Over the past months I (re)discovered my family and my home. And not because they had not been there before (after all we worked and learned in the same place daily) but because I had very little mental and heart space for them previously. My professional marriage consumed me. I continue to be busy (after all, sleeping around does take time too) but the lack of constant, 100% professional investment and the ability to create my own schedule has positively influenced my being able to sit with my son and discuss books and homework, walk my dogs at noon without my phone(s), just looking at the sky or letting rain fall on my face, enjoy conversations and jokes with my beloved without pretending I was present. Lately, I have actually been present.
I understood the value (or lack thereof) of so many relationships which portrayed themselves as “friendships” but were in fact just based on need – which is fine as long as it is not disguised as anything else.

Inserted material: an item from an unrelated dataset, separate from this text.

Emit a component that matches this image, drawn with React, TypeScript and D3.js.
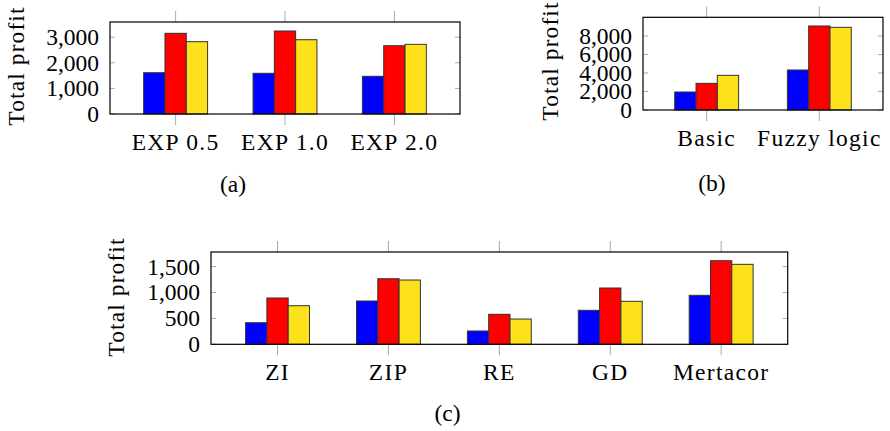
import * as d3 from "d3";

// (a) exponent variants
const aCategories = ["EXP 0.5", "EXP 1.0", "EXP 2.0"];
const aBlue = [1613, 1590, 1473];
const aRed = [3152, 3242, 2668];
const aYellow = [2825, 2902, 2721];
const aTicks = [0, 1000, 2000, 3000];

// (b) basic vs fuzzy logic
const bCategories = ["Basic", "Fuzzy logic"];
const bBlue = [1946, 4324];
const bRed = [2883, 9081];
const bYellow = [3748, 8937];
const bTicks = [0, 2000, 4000, 6000, 8000];

// (c) strategies
const cCategories = ["ZI", "ZIP", "RE", "GD", "Mertacor"];
const cBlue = [417, 836, 257, 656, 946];
const cRed = [894, 1266, 579, 1087, 1614];
const cYellow = [745, 1241, 488, 830, 1544];
const cTicks = [0, 500, 1000, 1500];

const COLORS = ["#0000ff", "#ff0000", "#fce11b"];
const FONT = "'Liberation Serif', 'DejaVu Serif', serif";
const fmt = d3.format(",");

function Panel({ cats, series, ticks, yMax, left, right, top, bottom, barW, pad, caption, capX, capY, labX, labY }) {
  const x = d3.scalePoint().domain(cats).range([left, right]).padding(pad);
  const y = d3.scaleLinear().domain([0, yMax]).range([bottom, top]);
  const n = series.length;
  return (
    <g fontFamily={FONT} fontSize={23.5} fill="#000">
      {/* x ticks sit outside the frame, top and bottom */}
      {cats.map((c) => (
        <g key={"xt" + c} stroke="#aaa" strokeWidth={1}>
          <line x1={x(c)} x2={x(c)} y1={top - 11} y2={top} />
          <line x1={x(c)} x2={x(c)} y1={bottom} y2={bottom + 11} />
        </g>
      ))}
      {/* y ticks inside on both sides */}
      {ticks.map((t) => (
        <g key={"yt" + t} stroke="#aaa" strokeWidth={1}>
          <line x1={left} x2={left + 5} y1={y(t)} y2={y(t)} />
          <line x1={right - 5} x2={right} y1={y(t)} y2={y(t)} />
        </g>
      ))}
      {cats.map((c, i) =>
        series.map((s, k) => (
          <rect
            key={c + k}
            x={x(c) - (n * barW) / 2 + k * barW}
            y={y(s[i])}
            width={barW}
            height={y(0) - y(s[i])}
            fill={COLORS[k]}
            stroke="#333"
            strokeWidth={1}
          />
        ))
      )}
      <rect x={left} y={top} width={right - left} height={bottom - top} fill="none" stroke="#000" strokeWidth={1.2} />
      {ticks.map((t) => (
        <text key={"yl" + t} x={left - 11} y={y(t)} dy="0.34em" textAnchor="end">
          {fmt(t)}
        </text>
      ))}
      {cats.map((c) => (
        <text key={"xl" + c} x={x(c)} y={bottom + 36} textAnchor="middle" letterSpacing={1.3}>
          {c}
        </text>
      ))}
      <text transform={`translate(${labX},${labY}) rotate(-90)`} textAnchor="middle" dy="0.35em" letterSpacing={1.1}>
        Total profit
      </text>
      <text x={capX} y={capY} dy="0.35em" textAnchor="middle">
        {caption}
      </text>
    </g>
  );
}

export default function App() {
  return (
    <svg width={890} height={431} style={{ position: "absolute", left: 0, top: 0, background: "#fff" }}>
      <Panel
        cats={aCategories}
        series={[aBlue, aRed, aYellow]}
        ticks={aTicks}
        yMax={3594}
        left={110}
        right={460}
        top={22}
        bottom={114}
        barW={21.3}
        pad={0.6}
        caption="(a)"
        capX={233}
        capY={184}
        labX={16}
        labY={66}
      />
      <Panel
        cats={bCategories}
        series={[bBlue, bRed, bYellow]}
        ticks={bTicks}
        yMax={10020}
        left={643}
        right={883}
        top={17.3}
        bottom={110}
        barW={21.3}
        pad={0.565}
        caption="(b)"
        capX={712}
        capY={183}
        labX={550}
        labY={61}
      />
      <Panel
        cats={cCategories}
        series={[cBlue, cRed, cYellow]}
        ticks={cTicks}
        yMax={1782}
        left={211}
        right={787.7}
        top={252}
        bottom={344.3}
        barW={21.3}
        pad={0.6}
        caption="(c)"
        capX={447.5}
        capY={412.7}
        labX={116}
        labY={297}
      />
    </svg>
  );
}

I understood that there are people who are truly looking for changemakers and some who only say they are and that my gut is pretty good at spotting them from the first encounter. It will probably take another personal revolution to actually go with my gut at the first signal.
Probably the hardest but the most valuable lesson has been learning to say no. To jobs, when the tune in my head was that I was not providing for my family any longer, to people, when the fear that my phone will never ring again was rampant, to projects, when the prospect of glamor and life in the limelight made me quickly forget that I am an introvert in reality and that something that public would deplete me quicker than I could effect any positive difference.

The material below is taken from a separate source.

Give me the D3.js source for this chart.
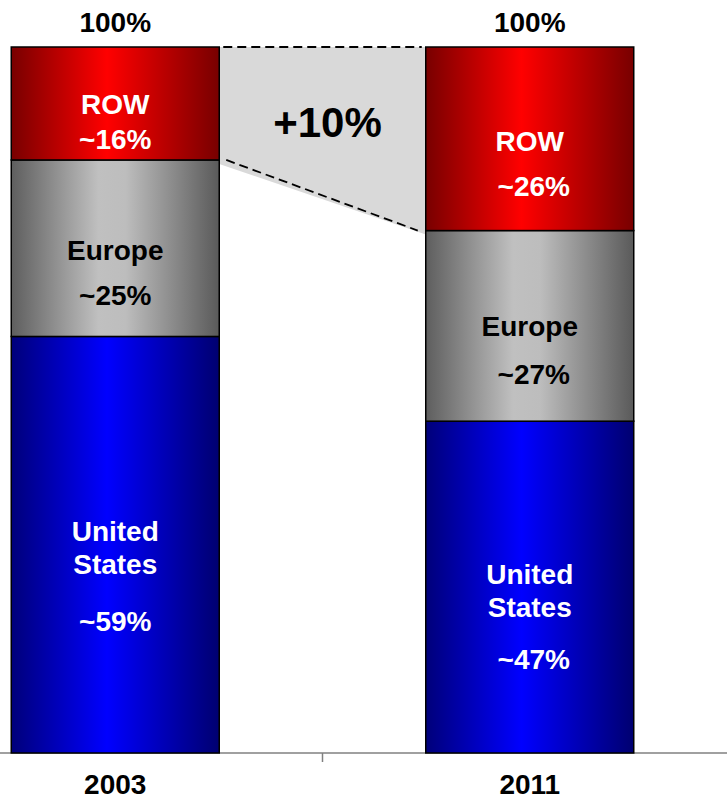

At the beginning of a new year I find myself at a crossroads once again. And I can see the roads diverging so clearly in front of me. There is the prospect of continuing to “sleep around”, enjoy myself, create my life throught the flow of each day, each project, each idea that comes to the surface. But surface is all I’d get. And there is the prospect of entering another marriage. Wiser, more cautious in some ways, more mature in others, but still a marriage. Also the prospect of keeping close to home, supporting family business, going back to a place I ran away from a long time ago, a different person – will I sink into the past or swim towards the future?
The other day I was telling my beloved, I feel like I am holding all the cards right now and I am so very grateful for this point in my professional life and at the same time so scared. It truly can go either way. It is hard to find the middle ground between cocky and a doormat. The only thing I can think of to do next, is slow down, slow cooker style. I have to make every next step yogalike, putting each toe down on its own, completely present and feeling all of the feels. Life is brutiful!